Supplied records
%%
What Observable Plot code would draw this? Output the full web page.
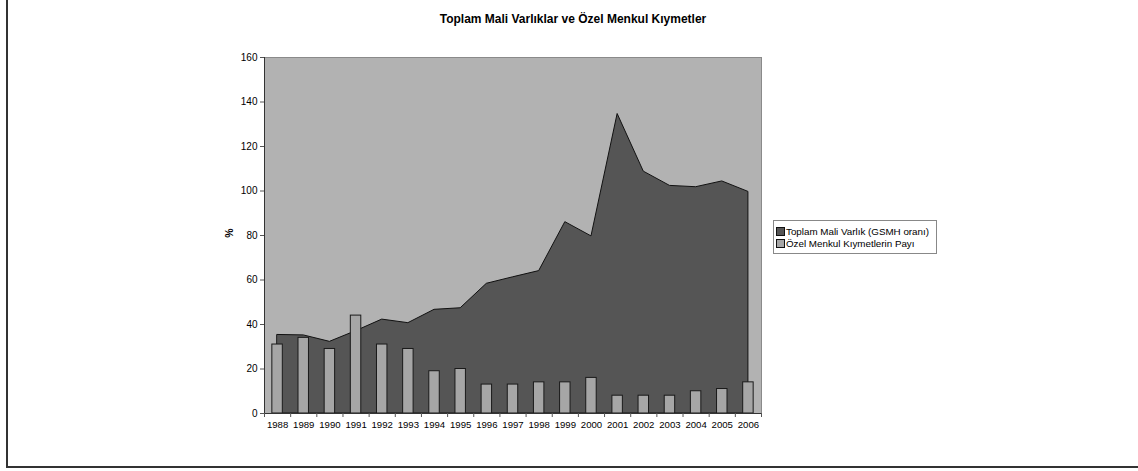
%%
%%
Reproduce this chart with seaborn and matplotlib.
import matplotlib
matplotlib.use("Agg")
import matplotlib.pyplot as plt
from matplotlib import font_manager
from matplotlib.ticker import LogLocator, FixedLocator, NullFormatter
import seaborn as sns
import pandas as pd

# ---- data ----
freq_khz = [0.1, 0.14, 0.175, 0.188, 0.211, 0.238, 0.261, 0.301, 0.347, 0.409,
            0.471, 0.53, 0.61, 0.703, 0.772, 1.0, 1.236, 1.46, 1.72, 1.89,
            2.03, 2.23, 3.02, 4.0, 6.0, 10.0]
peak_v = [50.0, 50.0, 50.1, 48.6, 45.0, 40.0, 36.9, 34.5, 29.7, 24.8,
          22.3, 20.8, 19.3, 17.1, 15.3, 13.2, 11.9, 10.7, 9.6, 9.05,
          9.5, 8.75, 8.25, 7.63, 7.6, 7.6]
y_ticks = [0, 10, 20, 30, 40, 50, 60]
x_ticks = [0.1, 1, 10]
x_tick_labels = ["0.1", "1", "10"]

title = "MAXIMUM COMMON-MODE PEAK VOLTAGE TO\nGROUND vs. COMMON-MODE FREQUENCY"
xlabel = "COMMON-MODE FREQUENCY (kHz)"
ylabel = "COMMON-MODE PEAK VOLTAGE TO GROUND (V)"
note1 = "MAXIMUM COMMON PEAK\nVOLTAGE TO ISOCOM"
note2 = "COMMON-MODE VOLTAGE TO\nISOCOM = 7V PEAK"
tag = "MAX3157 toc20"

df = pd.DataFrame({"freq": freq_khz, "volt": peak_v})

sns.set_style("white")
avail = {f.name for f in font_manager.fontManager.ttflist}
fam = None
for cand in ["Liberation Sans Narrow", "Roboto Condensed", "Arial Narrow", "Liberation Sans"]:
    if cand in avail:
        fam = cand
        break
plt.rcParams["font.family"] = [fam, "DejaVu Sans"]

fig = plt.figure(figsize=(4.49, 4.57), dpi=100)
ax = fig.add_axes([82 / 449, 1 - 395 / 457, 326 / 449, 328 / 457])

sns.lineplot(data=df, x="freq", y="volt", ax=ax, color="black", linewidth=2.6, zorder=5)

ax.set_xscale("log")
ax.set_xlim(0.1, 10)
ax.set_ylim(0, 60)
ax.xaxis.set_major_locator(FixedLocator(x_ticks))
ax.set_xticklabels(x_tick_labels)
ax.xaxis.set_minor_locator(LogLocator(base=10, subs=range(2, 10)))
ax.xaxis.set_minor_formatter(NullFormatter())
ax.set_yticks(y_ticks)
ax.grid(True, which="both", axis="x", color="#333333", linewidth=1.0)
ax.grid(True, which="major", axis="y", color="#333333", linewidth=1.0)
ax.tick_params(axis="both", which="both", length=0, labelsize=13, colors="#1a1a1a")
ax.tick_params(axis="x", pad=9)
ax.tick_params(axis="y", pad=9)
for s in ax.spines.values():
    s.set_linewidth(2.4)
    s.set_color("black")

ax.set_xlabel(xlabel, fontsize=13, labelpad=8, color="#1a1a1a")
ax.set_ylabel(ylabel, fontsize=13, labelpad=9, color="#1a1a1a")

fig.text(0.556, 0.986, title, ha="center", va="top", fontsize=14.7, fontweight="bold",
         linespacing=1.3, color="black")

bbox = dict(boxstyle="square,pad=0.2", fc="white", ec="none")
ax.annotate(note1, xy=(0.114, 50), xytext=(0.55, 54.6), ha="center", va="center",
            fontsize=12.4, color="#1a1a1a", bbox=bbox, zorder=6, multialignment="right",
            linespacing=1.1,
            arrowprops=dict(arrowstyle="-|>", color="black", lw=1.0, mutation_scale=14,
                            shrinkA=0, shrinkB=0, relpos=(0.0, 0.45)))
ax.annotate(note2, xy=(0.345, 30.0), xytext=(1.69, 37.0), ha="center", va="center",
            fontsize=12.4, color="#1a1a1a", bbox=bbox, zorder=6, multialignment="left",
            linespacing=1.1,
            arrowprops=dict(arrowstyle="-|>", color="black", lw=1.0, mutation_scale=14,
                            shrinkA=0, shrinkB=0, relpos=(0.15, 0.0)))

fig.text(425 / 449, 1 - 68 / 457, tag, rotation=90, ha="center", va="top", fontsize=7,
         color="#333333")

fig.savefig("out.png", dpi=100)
%%
Work to complete
Gather each line of the records holding the string "seaborn".

Exercise response
Reproduce this chart with seaborn and matplotlib.
import seaborn as sns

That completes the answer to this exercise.